Allahabad: The Allahabad High Court has lacerated the trial court judge in the Aarushi murder case, saying he acted like a film director to create a fictional scenario, used fallacious analogy and ignored the basic tenets of law.
High court justices B K Narayana and A K Mishra listed a litany of errors, missteps and fanciful deductions by the trial judge while convicting dentist couple Nupur and Rajesh Talwar for the double murders of their daughter Aarushi and domestic help Hemraj in May 2008.
"The trial Judge is supposed to be fair and transparent and should act as a man of ordinary prudence and he should not stretch his imagination to infinity rendering the whole exercise mockery of law," the court said.
Additional Sessions Judge Shyam Lal in Ghaziabad (UP) had sentenced the Talwars to life imprisonment on November 28, 2013 after finding them guilty on circumstantial evidence.
Lal has "prejudged things in his own fashion, drawn conclusion by embarking on erroneous analogy conjecturing to the brim on apparent facts telling a different story propelled by vitriolic reasoning," the judges said in their order on Thursday to acquit the Talwars.
The court said the circumstantial evidence against the couple was insufficient to hold them guilty, and that they should be given the benefit of doubt. A copy of the written judgement was uploaded on the court website on Friday.
Writing his own 10-page views in the 273-page judgement, Justice Mishra said that "like a film director, the trial Judge has tried to thrust coherence amongst facts inalienably scattered here and there but (has) not given any coherence to the idea as to what in fact happened".
He added that "by dint of fallacious analogy and reasoning" Lal surprisingly assumed "fictional animation" of what actually happened inside and outside the Talwars' Noida residence on May 14-15, 2008, to provide "live and colourful description of the incident".

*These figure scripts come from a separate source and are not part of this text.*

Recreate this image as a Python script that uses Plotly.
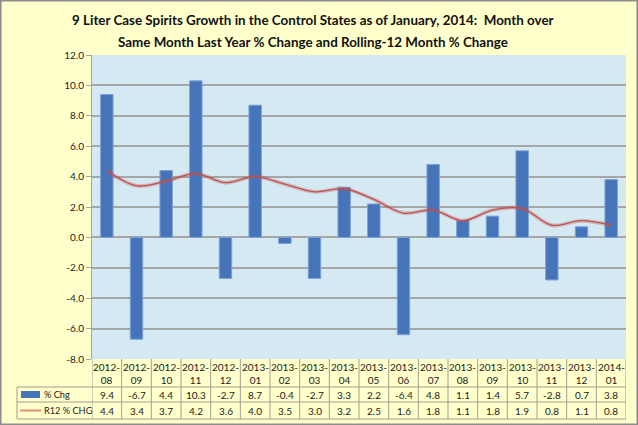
import plotly.graph_objects as go

categories = ["2012-08","2012-09","2012-10","2012-11","2012-12","2013-01","2013-02","2013-03",
              "2013-04","2013-05","2013-06","2013-07","2013-08","2013-09","2013-10","2013-11",
              "2013-12","2014-01"]
pct_chg = [9.4,-6.7,4.4,10.3,-2.7,8.7,-0.4,-2.7,3.3,2.2,-6.4,4.8,1.1,1.4,5.7,-2.8,0.7,3.8]
r12_chg = [4.4,3.4,3.7,4.2,3.6,4.0,3.5,3.0,3.2,2.5,1.6,1.8,1.1,1.8,1.9,0.8,1.1,0.8]
series_names = ["% Chg", "R12 % CHG"]
y_ticks = [-8,-6,-4,-2,0,2,4,6,8,10,12]
title_lines = ["9 Liter Case Spirits Growth in the Control States as of January, 2014:  Month over",
               "Same Month Last Year % Change and Rolling-12 Month % Change"]

W, H = 638, 425
L, R, T, B = 92, 12, 55, 66
PW, PH = W - L - R, H - T - B
def px(x): return (x - L) / PW
def py(y): return (H - B - y) / PH

FONT = "Lato, sans-serif"
BAR = "#4674B8"
GRID = "#A6A6A6"
TBL = "#A09F8F"

n = len(categories)
xs = list(range(n))

fig = go.Figure()
fig.add_trace(go.Bar(x=xs, y=pct_chg, width=0.42, marker=dict(color=BAR, line=dict(color="#7FA3D6", width=1)),
                     name=series_names[0], showlegend=False))
fig.add_trace(go.Scatter(x=xs, y=r12_chg, mode="lines", line=dict(color="rgba(192,80,77,0.3)", width=4, shape="spline", smoothing=1.0),
                         showlegend=False, hoverinfo="skip"))
fig.add_trace(go.Scatter(x=xs, y=r12_chg, mode="lines", line=dict(color="#C0504D", width=1.3, shape="spline", smoothing=1.0),
                         name=series_names[1], showlegend=False))

shapes = []
annotations = []
shapes.append(dict(type="rect", xref="paper", yref="paper", x0=px(0.75), x1=px(W-0.75), y0=py(0.75), y1=py(H-0.75),
                   line=dict(color="#8C8C8C", width=1.5), fillcolor="rgba(0,0,0,0)", layer="below"))
y_top, y_hdr, y_r1, y_r2 = H - B, 387, 402, 419
x_tbl = 17
def hline(y, x0, x1):
    shapes.append(dict(type="line", xref="paper", yref="paper", x0=px(x0), x1=px(x1), y0=py(y), y1=py(y),
                       line=dict(color=TBL, width=1)))
hline(y_hdr, x_tbl, W - R)
hline(y_r1, x_tbl, W - R)
hline(y_r2, x_tbl, W - R)
shapes.append(dict(type="line", xref="paper", yref="paper", x0=px(x_tbl), x1=px(x_tbl), y0=py(y_hdr), y1=py(y_r2),
                   line=dict(color=TBL, width=1)))
for i in range(n + 1):
    shapes.append(dict(type="line", xref="x", yref="paper", x0=i - 0.5, x1=i - 0.5, y0=py(y_top), y1=py(y_r2),
                       line=dict(color=TBL, width=1)))
shapes.append(dict(type="rect", xref="paper", yref="paper", x0=px(21), x1=px(40), y0=py(391), y1=py(398),
                   fillcolor=BAR, line=dict(width=0)))
shapes.append(dict(type="line", xref="paper", yref="paper", x0=px(20), x1=px(41), y0=py(410.5), y1=py(410.5),
                   line=dict(color="#E0907A", width=2)))
annotations.append(dict(text=series_names[0], xref="paper", yref="paper", x=px(42), y=py(394.5), xanchor="left",
                        yanchor="middle", showarrow=False, font=dict(size=9.2, color="#222")))
annotations.append(dict(text=series_names[1], xref="paper", yref="paper", x=px(42), y=py(410.5), xanchor="left",
                        yanchor="middle", showarrow=False, font=dict(size=9.2, color="#222")))
for i, c in enumerate(categories):
    yr, mo = c.split("-")
    annotations.append(dict(text=f"{yr}-<br>{mo}", xref="x", yref="paper", x=i, y=py(373), yanchor="middle",
                            showarrow=False, font=dict(size=10, color="#222")))
    annotations.append(dict(text=f"{pct_chg[i]:.1f}", xref="x", yref="paper", x=i, y=py(394.5), yanchor="middle",
                            showarrow=False, font=dict(size=10, color="#222")))
    annotations.append(dict(text=f"{r12_chg[i]:.1f}", xref="x", yref="paper", x=i, y=py(410.5), yanchor="middle",
                            showarrow=False, font=dict(size=10, color="#222")))
for k, (line, ypix) in enumerate(zip(title_lines, [20, 42])):
    annotations.append(dict(text=f"<b>{line}</b>", xref="paper", yref="paper", x=px(313), y=py(ypix),
                            xanchor="center", yanchor="middle", showarrow=False,
                            font=dict(size=13.4, family=FONT, color="#111")))

fig.update_layout(
    width=W, height=H, margin=dict(l=L, r=R, t=T, b=B, pad=0),
    paper_bgcolor="#FFFFCC", plot_bgcolor="#D5E9F2",
    font=dict(family=FONT, size=10, color="#222"),
    bargap=0.5,
    xaxis=dict(range=[-0.5, n - 0.5], showticklabels=False, showgrid=False, zeroline=False, ticks="",
               showline=False),
    yaxis=dict(range=[-8, 12], tickvals=y_ticks, ticktext=[f"{v:.1f}" for v in y_ticks],
               showgrid=True, gridcolor=GRID, gridwidth=1.5, zeroline=True, zerolinecolor=GRID, zerolinewidth=1.5,
               showline=True, linecolor=GRID, linewidth=1, ticks="outside", ticklen=5, tickcolor=GRID,
               tickfont=dict(size=10, color="#222")),
    shapes=shapes, annotations=annotations,
)
fig.write_html("out.html", config={"displayModeBar": False},
               post_script="document.body.style.margin='0';document.body.style.overflow='hidden';")
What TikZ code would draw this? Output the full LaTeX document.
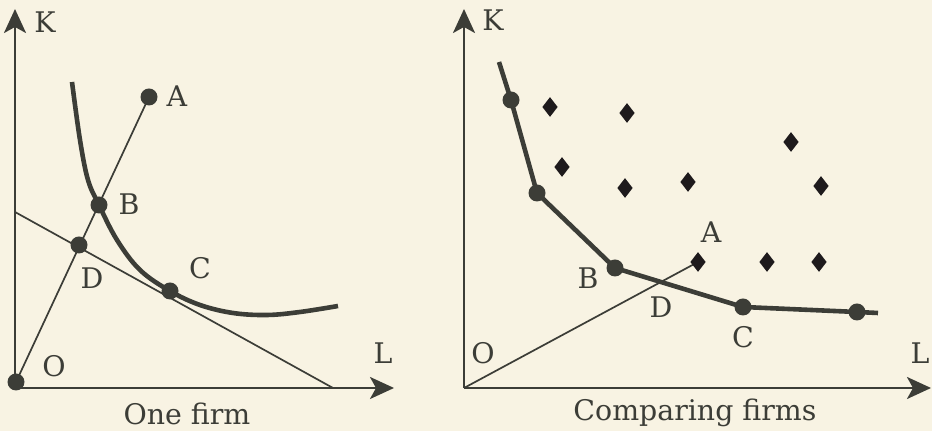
\documentclass[tikz,border=0pt]{standalone}
\usepackage{fontspec}
\setmainfont{DejaVu Serif}
\usetikzlibrary{arrows.meta, shapes.geometric}

\definecolor{paper}{HTML}{F8F3E3}
\definecolor{ink}{HTML}{3C3D37}
\definecolor{mark}{HTML}{1E1A1C}

\tikzset{
    axis/.style={draw=ink, line width=1.2pt,
        -{Stealth[length=12pt, width=11pt, inset=3pt]}},
    ray/.style={draw=ink, line width=0.85pt},
    isoquant/.style={draw=ink, line width=2.3pt, line join=round},
    dot/.style={circle, fill=ink, inner sep=0pt, minimum size=8.5pt},
    firm/.style={diamond, fill=mark, inner sep=0pt,
        minimum width=7.8pt, minimum height=10pt},
    lbl/.style={text=ink, inner sep=0pt, font=\fontsize{14.2}{17}\selectfont}
}

\begin{document}
\begin{tikzpicture}[x=0.5pt, y=-0.5pt]
    \fill[paper] (0,0) rectangle (932,431);
    \useasboundingbox (0,0) rectangle (932,431);

    % one firm
    \coordinate (O) at (15, 388);
    \coordinate (Ktop) at (15, 9);
    \coordinate (Lend) at (394, 388);
    \coordinate (A) at (149, 97);
    \coordinate (B) at (99, 205);
    \coordinate (C) at (170, 291);
    \coordinate (D) at (79, 245);
    \coordinate (P) at (15, 212);
    \coordinate (Q) at (333, 388);
    \coordinate (Z) at (16, 382);

    \draw[axis] (O) -- (Ktop);
    \draw[axis] (O) -- (Lend);
    \draw[ray] (P) -- (Q);
    \draw[ray] (Z) -- (A);
    \draw[isoquant] plot[smooth, tension=0.6] coordinates
        {(72,82) (80,140) (88,180) (B) (117,240) (140,270) (C)
         (200,305) (233,313) (267,315) (300,312) (338,306)};

    \foreach \n in {Z, A, B, C, D}
    \node[dot] (dot\n) at (\n) {};

    \node[lbl] (k1) at (45, 22) {K};
    \node[lbl] (l1) at (383, 353) {L};
    \node[lbl] (o1) at (54, 366) {O};
    \node[lbl] (a1) at (177, 96) {A};
    \node[lbl] (b1) at (129, 204) {B};
    \node[lbl] (c1) at (200, 268) {C};
    \node[lbl] (d1) at (92, 278) {D};
    \node[lbl] (t1) at (187, 414) {One firm};

    % comparing firms
    \coordinate (O') at (464, 388);
    \coordinate (K') at (464, 9);
    \coordinate (L') at (931, 388);
    \coordinate (A') at (698, 262);
    \coordinate (F1) at (511, 100);
    \coordinate (F2) at (537, 193);
    \coordinate (B') at (615, 268);
    \coordinate (C') at (743, 307);
    \coordinate (F5) at (857, 312);

    \draw[axis] (O') -- (K');
    \draw[axis] (O') -- (L');
    \draw[ray] (O') -- (A');
    \draw[isoquant] (499, 62) -- (F1) -- (F2) -- (B') -- (C')
        -- (F5) -- (878, 313);

    \foreach \n [count=\i] in {F1, F2, B', C', F5}
    \node[dot] (e\i) at (\n) {};

    \foreach \x/\y [count=\i] in {550/107, 627/113, 791/142, 562/167,
        625/188, 688/182, 821/186, 767/262, 819/262}
    \node[firm] (f\i) at (\x, \y) {};
    \node[firm] (fA) at (A') {};

    \node[lbl] (k2) at (493, 20) {K};
    \node[lbl] (l2) at (920, 353) {L};
    \node[lbl] (o2) at (483, 353) {O};
    \node[lbl] (a2) at (711, 232) {A};
    \node[lbl] (b2) at (588, 278) {B};
    \node[lbl] (c2) at (743, 337) {C};
    \node[lbl] (d2) at (661, 307) {D};
    \node[lbl] (t2) at (695, 413) {Comparing firms};
\end{tikzpicture}
\end{document}
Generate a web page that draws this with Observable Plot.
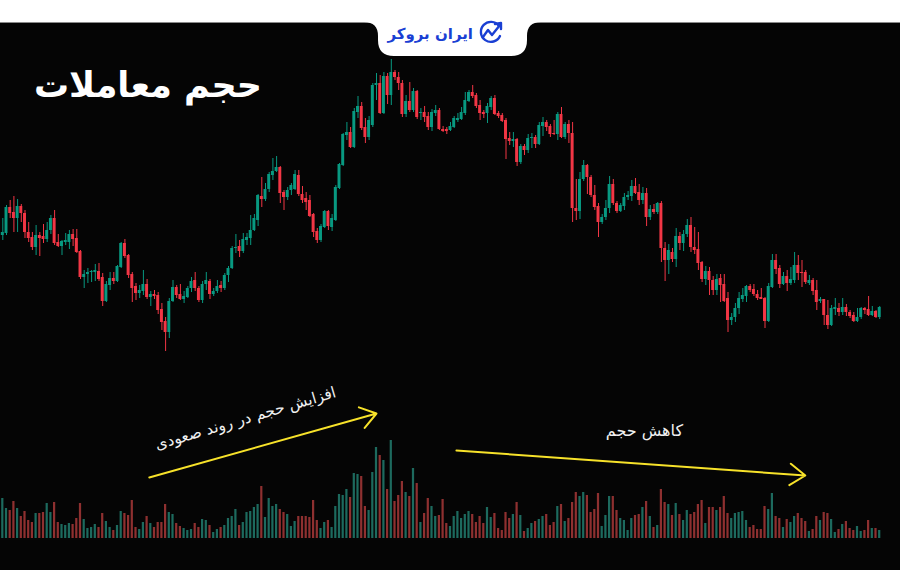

Aarushi, who would have turned 14 on May 23, 2008, was found dead in her room in the Talwar residence on May 15 morning by her parents. Her throat had been slit.
After a botched investigation by the UP Police, the CBI took over the case and arrested the parents on circumstantial evidence, which was used to convict them.
Justice Mishra said the trial judge convicted them without considering that in circumstantial evidence cases "things cannot be presumed and stuffed in a manner like the present one by adhering to self-created postulates then to roam inside the circle with all fanciful whim".
He said that the trial court could not act like a maths teacher who was solving a mathematical question by analogy after taking certain figures for granted.
"In all criminal trials, analogies must be drawn and confined within the domain and realm of the evidence," he said.
"It is admitted position to both the sides that no one in fact knew as to what happened." To base the entire reasoning solely on "guess work" and give concrete shape to such assumption appears to be a "futile attempt," he said.
Justice Mishra said it was apparent that the trial judge was "unmindful" of the basic tenets of law and its applicability, and had "failed" to properly appraise facts and evaluate evidence.
"Perhaps out of extra zeal and enthusiasm and on the basis of self perception," the trial judge adopted partial and parochial approach in giving vent "to his own emotional belief and conviction and thus tried to give concrete shape to his own imagination stripped of just evaluation of evidence and facts of this case," he said.
He observed that the entire judgement was, on the whole, a creation of "fanciful reasoning with pick and choose presuming (of) facts ... thus, basing conclusion on unfounded evidence".
The first suspect in the murder was the Talwars' domestic help, 45 year-old Hemraj, who at the time was missing. But his body was recovered from the terrace of the house a day later.